Given request: Output every line of the material exactly, omitting images.
****************************************
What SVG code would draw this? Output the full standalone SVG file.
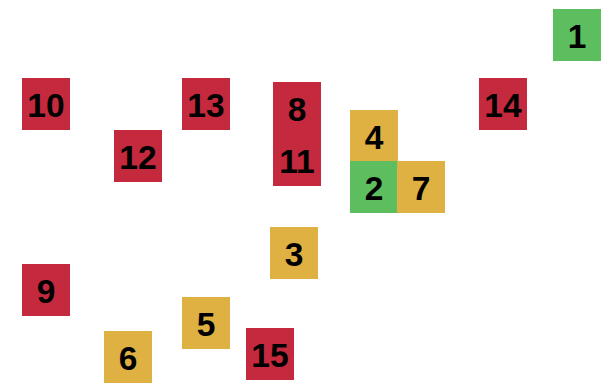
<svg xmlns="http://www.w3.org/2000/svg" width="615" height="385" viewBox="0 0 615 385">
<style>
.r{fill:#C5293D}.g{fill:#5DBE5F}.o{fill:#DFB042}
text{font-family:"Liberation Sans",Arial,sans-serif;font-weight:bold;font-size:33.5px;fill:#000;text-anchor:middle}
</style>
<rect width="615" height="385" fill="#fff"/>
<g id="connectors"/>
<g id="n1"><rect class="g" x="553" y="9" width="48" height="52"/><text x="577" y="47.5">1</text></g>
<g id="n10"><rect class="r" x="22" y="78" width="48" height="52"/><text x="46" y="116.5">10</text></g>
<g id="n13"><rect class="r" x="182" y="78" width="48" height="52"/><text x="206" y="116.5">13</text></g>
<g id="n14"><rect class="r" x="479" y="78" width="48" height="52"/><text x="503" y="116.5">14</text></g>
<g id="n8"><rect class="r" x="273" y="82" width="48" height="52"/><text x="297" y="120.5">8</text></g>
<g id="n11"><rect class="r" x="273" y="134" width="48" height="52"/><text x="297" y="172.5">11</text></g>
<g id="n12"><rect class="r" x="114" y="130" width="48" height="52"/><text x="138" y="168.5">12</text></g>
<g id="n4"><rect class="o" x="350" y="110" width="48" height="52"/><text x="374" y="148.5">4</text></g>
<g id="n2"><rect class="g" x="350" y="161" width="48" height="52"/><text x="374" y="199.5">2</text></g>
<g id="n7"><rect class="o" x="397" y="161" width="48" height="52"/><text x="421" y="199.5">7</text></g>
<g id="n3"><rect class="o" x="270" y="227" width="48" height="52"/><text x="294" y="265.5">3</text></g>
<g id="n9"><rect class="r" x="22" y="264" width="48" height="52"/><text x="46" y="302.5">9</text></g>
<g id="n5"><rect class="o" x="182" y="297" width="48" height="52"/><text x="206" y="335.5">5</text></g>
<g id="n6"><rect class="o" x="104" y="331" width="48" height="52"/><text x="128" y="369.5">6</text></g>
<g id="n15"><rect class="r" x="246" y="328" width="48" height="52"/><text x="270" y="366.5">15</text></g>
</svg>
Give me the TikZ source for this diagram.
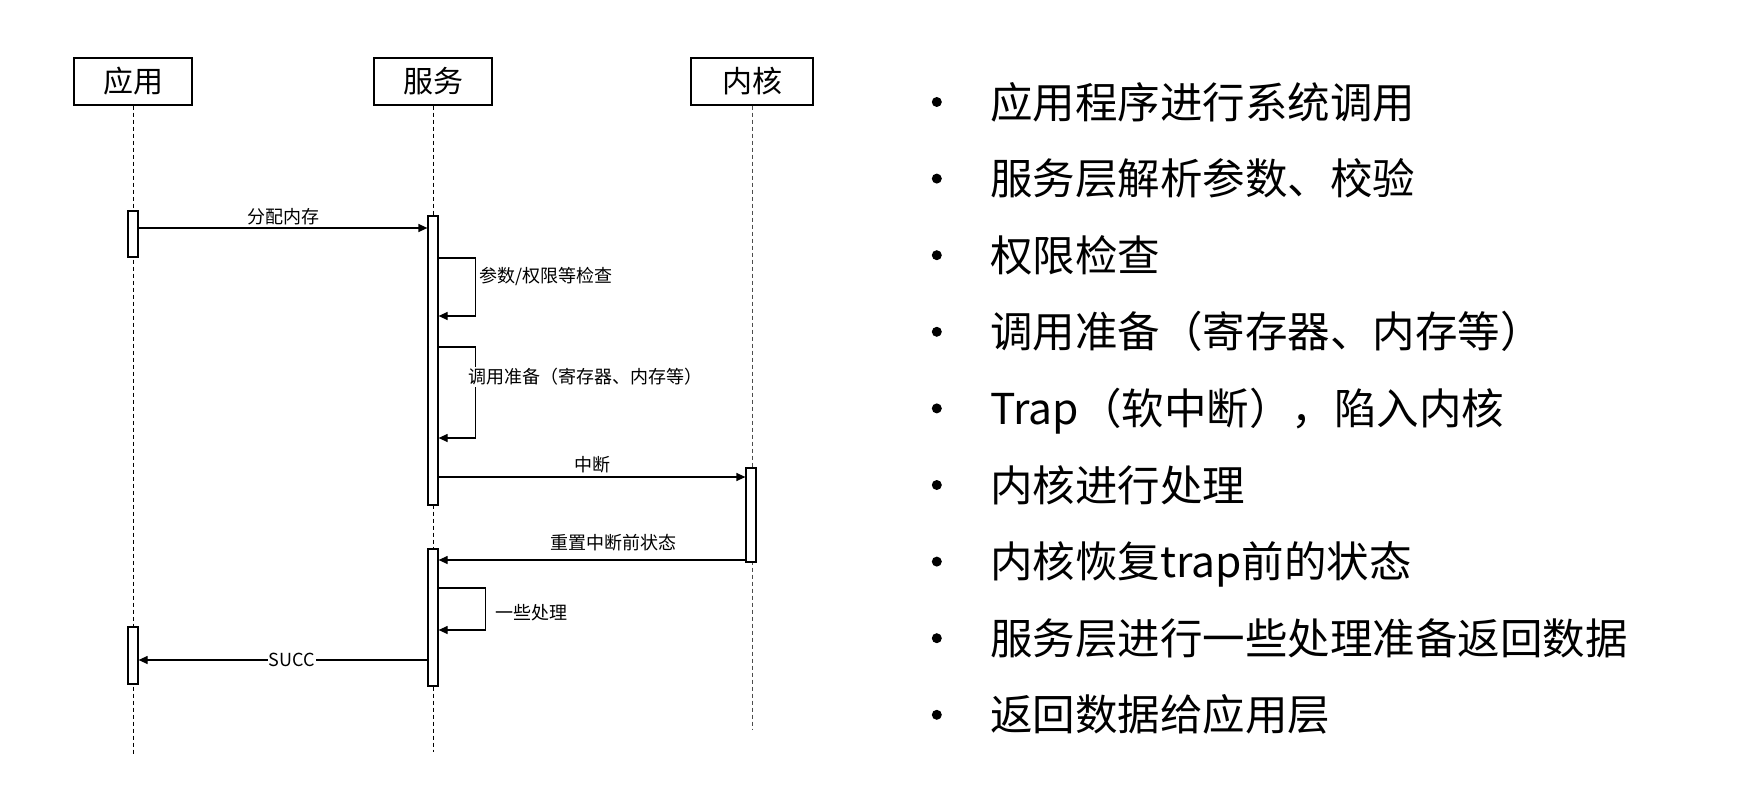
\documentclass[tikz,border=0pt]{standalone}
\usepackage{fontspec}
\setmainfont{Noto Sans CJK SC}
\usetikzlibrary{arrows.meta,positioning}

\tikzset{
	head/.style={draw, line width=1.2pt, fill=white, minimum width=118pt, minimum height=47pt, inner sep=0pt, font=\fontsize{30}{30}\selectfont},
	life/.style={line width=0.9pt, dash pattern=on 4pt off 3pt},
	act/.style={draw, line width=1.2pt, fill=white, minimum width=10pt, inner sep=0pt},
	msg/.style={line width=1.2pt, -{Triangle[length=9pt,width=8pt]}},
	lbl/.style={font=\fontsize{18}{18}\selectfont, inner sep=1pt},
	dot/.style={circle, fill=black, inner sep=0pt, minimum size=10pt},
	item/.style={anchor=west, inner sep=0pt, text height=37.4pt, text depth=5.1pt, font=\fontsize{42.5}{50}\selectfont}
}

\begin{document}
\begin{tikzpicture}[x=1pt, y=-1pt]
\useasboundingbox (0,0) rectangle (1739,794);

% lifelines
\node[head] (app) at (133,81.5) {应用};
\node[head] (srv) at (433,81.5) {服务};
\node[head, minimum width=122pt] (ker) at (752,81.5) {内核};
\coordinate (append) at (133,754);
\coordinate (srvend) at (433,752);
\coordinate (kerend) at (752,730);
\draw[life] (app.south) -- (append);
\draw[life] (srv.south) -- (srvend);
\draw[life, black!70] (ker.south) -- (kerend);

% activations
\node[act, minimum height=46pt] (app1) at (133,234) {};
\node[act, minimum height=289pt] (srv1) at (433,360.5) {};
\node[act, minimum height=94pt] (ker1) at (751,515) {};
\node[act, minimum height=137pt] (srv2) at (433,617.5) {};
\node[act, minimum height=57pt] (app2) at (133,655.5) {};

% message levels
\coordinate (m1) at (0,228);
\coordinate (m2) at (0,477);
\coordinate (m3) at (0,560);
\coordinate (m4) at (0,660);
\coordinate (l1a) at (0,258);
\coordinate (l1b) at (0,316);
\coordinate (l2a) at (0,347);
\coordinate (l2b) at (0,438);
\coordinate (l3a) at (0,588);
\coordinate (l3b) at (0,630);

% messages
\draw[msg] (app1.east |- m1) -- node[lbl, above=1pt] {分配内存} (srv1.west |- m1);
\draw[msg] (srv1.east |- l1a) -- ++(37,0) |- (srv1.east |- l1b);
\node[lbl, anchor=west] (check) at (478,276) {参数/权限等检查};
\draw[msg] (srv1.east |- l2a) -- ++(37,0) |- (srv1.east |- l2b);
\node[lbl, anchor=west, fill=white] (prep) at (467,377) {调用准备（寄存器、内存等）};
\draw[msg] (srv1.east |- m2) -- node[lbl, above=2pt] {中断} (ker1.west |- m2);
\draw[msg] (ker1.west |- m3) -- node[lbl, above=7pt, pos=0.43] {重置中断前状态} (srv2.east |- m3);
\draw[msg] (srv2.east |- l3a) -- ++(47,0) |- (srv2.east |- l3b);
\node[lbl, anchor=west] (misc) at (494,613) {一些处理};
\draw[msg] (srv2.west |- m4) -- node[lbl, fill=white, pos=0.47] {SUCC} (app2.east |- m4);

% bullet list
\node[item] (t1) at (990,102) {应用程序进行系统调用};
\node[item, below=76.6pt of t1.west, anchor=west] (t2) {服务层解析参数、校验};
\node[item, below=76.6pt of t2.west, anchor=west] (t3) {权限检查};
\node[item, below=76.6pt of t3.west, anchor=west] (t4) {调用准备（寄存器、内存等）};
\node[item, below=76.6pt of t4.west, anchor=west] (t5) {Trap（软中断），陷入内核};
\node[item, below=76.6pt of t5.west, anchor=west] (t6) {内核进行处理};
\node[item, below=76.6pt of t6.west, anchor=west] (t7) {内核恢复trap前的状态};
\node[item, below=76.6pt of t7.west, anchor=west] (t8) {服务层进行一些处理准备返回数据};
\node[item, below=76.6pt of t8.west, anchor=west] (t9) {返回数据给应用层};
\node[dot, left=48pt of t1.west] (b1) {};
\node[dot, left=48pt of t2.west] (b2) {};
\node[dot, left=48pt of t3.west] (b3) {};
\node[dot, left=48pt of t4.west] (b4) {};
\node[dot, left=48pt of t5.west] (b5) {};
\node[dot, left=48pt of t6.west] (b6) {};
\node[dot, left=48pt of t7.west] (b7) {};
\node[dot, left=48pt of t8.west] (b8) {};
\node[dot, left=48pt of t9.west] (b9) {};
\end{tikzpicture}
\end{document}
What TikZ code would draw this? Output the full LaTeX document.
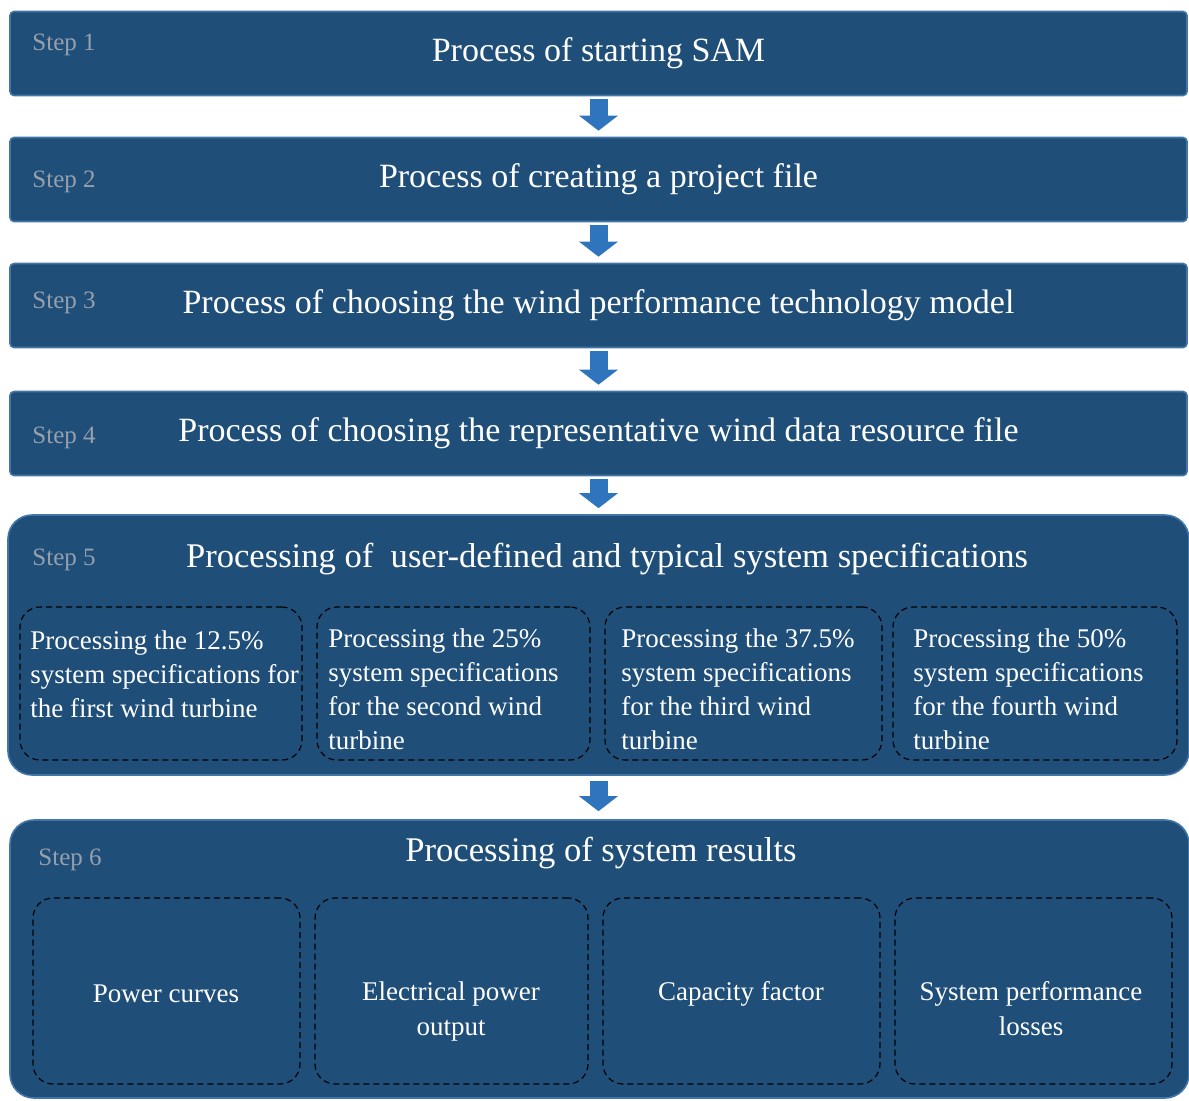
****************************************
Written response:
What SVG code would draw this? Output the full standalone SVG file.
<svg xmlns="http://www.w3.org/2000/svg" width="615" height="385" viewBox="0 0 615 385">
<style>
.r{fill:#C5293D}.g{fill:#5DBE5F}.o{fill:#DFB042}
text{font-family:"Liberation Sans",Arial,sans-serif;font-weight:bold;font-size:33.5px;fill:#000;text-anchor:middle}
</style>
<rect width="615" height="385" fill="#fff"/>
<g id="connectors"/>
<g id="n1"><rect class="g" x="553" y="9" width="48" height="52"/><text x="577" y="47.5">1</text></g>
<g id="n10"><rect class="r" x="22" y="78" width="48" height="52"/><text x="46" y="116.5">10</text></g>
<g id="n13"><rect class="r" x="182" y="78" width="48" height="52"/><text x="206" y="116.5">13</text></g>
<g id="n14"><rect class="r" x="479" y="78" width="48" height="52"/><text x="503" y="116.5">14</text></g>
<g id="n8"><rect class="r" x="273" y="82" width="48" height="52"/><text x="297" y="120.5">8</text></g>
<g id="n11"><rect class="r" x="273" y="134" width="48" height="52"/><text x="297" y="172.5">11</text></g>
<g id="n12"><rect class="r" x="114" y="130" width="48" height="52"/><text x="138" y="168.5">12</text></g>
<g id="n4"><rect class="o" x="350" y="110" width="48" height="52"/><text x="374" y="148.5">4</text></g>
<g id="n2"><rect class="g" x="350" y="161" width="48" height="52"/><text x="374" y="199.5">2</text></g>
<g id="n7"><rect class="o" x="397" y="161" width="48" height="52"/><text x="421" y="199.5">7</text></g>
<g id="n3"><rect class="o" x="270" y="227" width="48" height="52"/><text x="294" y="265.5">3</text></g>
<g id="n9"><rect class="r" x="22" y="264" width="48" height="52"/><text x="46" y="302.5">9</text></g>
<g id="n5"><rect class="o" x="182" y="297" width="48" height="52"/><text x="206" y="335.5">5</text></g>
<g id="n6"><rect class="o" x="104" y="331" width="48" height="52"/><text x="128" y="369.5">6</text></g>
<g id="n15"><rect class="r" x="246" y="328" width="48" height="52"/><text x="270" y="366.5">15</text></g>
</svg>
Give me the TikZ source for this diagram.
\documentclass[tikz,border=0pt]{standalone}
\usepackage{fontspec}
\setmainfont{Noto Sans CJK SC}
\usetikzlibrary{arrows.meta,positioning}

\tikzset{
	head/.style={draw, line width=1.2pt, fill=white, minimum width=118pt, minimum height=47pt, inner sep=0pt, font=\fontsize{30}{30}\selectfont},
	life/.style={line width=0.9pt, dash pattern=on 4pt off 3pt},
	act/.style={draw, line width=1.2pt, fill=white, minimum width=10pt, inner sep=0pt},
	msg/.style={line width=1.2pt, -{Triangle[length=9pt,width=8pt]}},
	lbl/.style={font=\fontsize{18}{18}\selectfont, inner sep=1pt},
	dot/.style={circle, fill=black, inner sep=0pt, minimum size=10pt},
	item/.style={anchor=west, inner sep=0pt, text height=37.4pt, text depth=5.1pt, font=\fontsize{42.5}{50}\selectfont}
}

\begin{document}
\begin{tikzpicture}[x=1pt, y=-1pt]
\useasboundingbox (0,0) rectangle (1739,794);

% lifelines
\node[head] (app) at (133,81.5) {应用};
\node[head] (srv) at (433,81.5) {服务};
\node[head, minimum width=122pt] (ker) at (752,81.5) {内核};
\coordinate (append) at (133,754);
\coordinate (srvend) at (433,752);
\coordinate (kerend) at (752,730);
\draw[life] (app.south) -- (append);
\draw[life] (srv.south) -- (srvend);
\draw[life, black!70] (ker.south) -- (kerend);

% activations
\node[act, minimum height=46pt] (app1) at (133,234) {};
\node[act, minimum height=289pt] (srv1) at (433,360.5) {};
\node[act, minimum height=94pt] (ker1) at (751,515) {};
\node[act, minimum height=137pt] (srv2) at (433,617.5) {};
\node[act, minimum height=57pt] (app2) at (133,655.5) {};

% message levels
\coordinate (m1) at (0,228);
\coordinate (m2) at (0,477);
\coordinate (m3) at (0,560);
\coordinate (m4) at (0,660);
\coordinate (l1a) at (0,258);
\coordinate (l1b) at (0,316);
\coordinate (l2a) at (0,347);
\coordinate (l2b) at (0,438);
\coordinate (l3a) at (0,588);
\coordinate (l3b) at (0,630);

% messages
\draw[msg] (app1.east |- m1) -- node[lbl, above=1pt] {分配内存} (srv1.west |- m1);
\draw[msg] (srv1.east |- l1a) -- ++(37,0) |- (srv1.east |- l1b);
\node[lbl, anchor=west] (check) at (478,276) {参数/权限等检查};
\draw[msg] (srv1.east |- l2a) -- ++(37,0) |- (srv1.east |- l2b);
\node[lbl, anchor=west, fill=white] (prep) at (467,377) {调用准备（寄存器、内存等）};
\draw[msg] (srv1.east |- m2) -- node[lbl, above=2pt] {中断} (ker1.west |- m2);
\draw[msg] (ker1.west |- m3) -- node[lbl, above=7pt, pos=0.43] {重置中断前状态} (srv2.east |- m3);
\draw[msg] (srv2.east |- l3a) -- ++(47,0) |- (srv2.east |- l3b);
\node[lbl, anchor=west] (misc) at (494,613) {一些处理};
\draw[msg] (srv2.west |- m4) -- node[lbl, fill=white, pos=0.47] {SUCC} (app2.east |- m4);

% bullet list
\node[item] (t1) at (990,102) {应用程序进行系统调用};
\node[item, below=76.6pt of t1.west, anchor=west] (t2) {服务层解析参数、校验};
\node[item, below=76.6pt of t2.west, anchor=west] (t3) {权限检查};
\node[item, below=76.6pt of t3.west, anchor=west] (t4) {调用准备（寄存器、内存等）};
\node[item, below=76.6pt of t4.west, anchor=west] (t5) {Trap（软中断），陷入内核};
\node[item, below=76.6pt of t5.west, anchor=west] (t6) {内核进行处理};
\node[item, below=76.6pt of t6.west, anchor=west] (t7) {内核恢复trap前的状态};
\node[item, below=76.6pt of t7.west, anchor=west] (t8) {服务层进行一些处理准备返回数据};
\node[item, below=76.6pt of t8.west, anchor=west] (t9) {返回数据给应用层};
\node[dot, left=48pt of t1.west] (b1) {};
\node[dot, left=48pt of t2.west] (b2) {};
\node[dot, left=48pt of t3.west] (b3) {};
\node[dot, left=48pt of t4.west] (b4) {};
\node[dot, left=48pt of t5.west] (b5) {};
\node[dot, left=48pt of t6.west] (b6) {};
\node[dot, left=48pt of t7.west] (b7) {};
\node[dot, left=48pt of t8.west] (b8) {};
\node[dot, left=48pt of t9.west] (b9) {};
\end{tikzpicture}
\end{document}
What TikZ code would draw this? Output the full LaTeX document.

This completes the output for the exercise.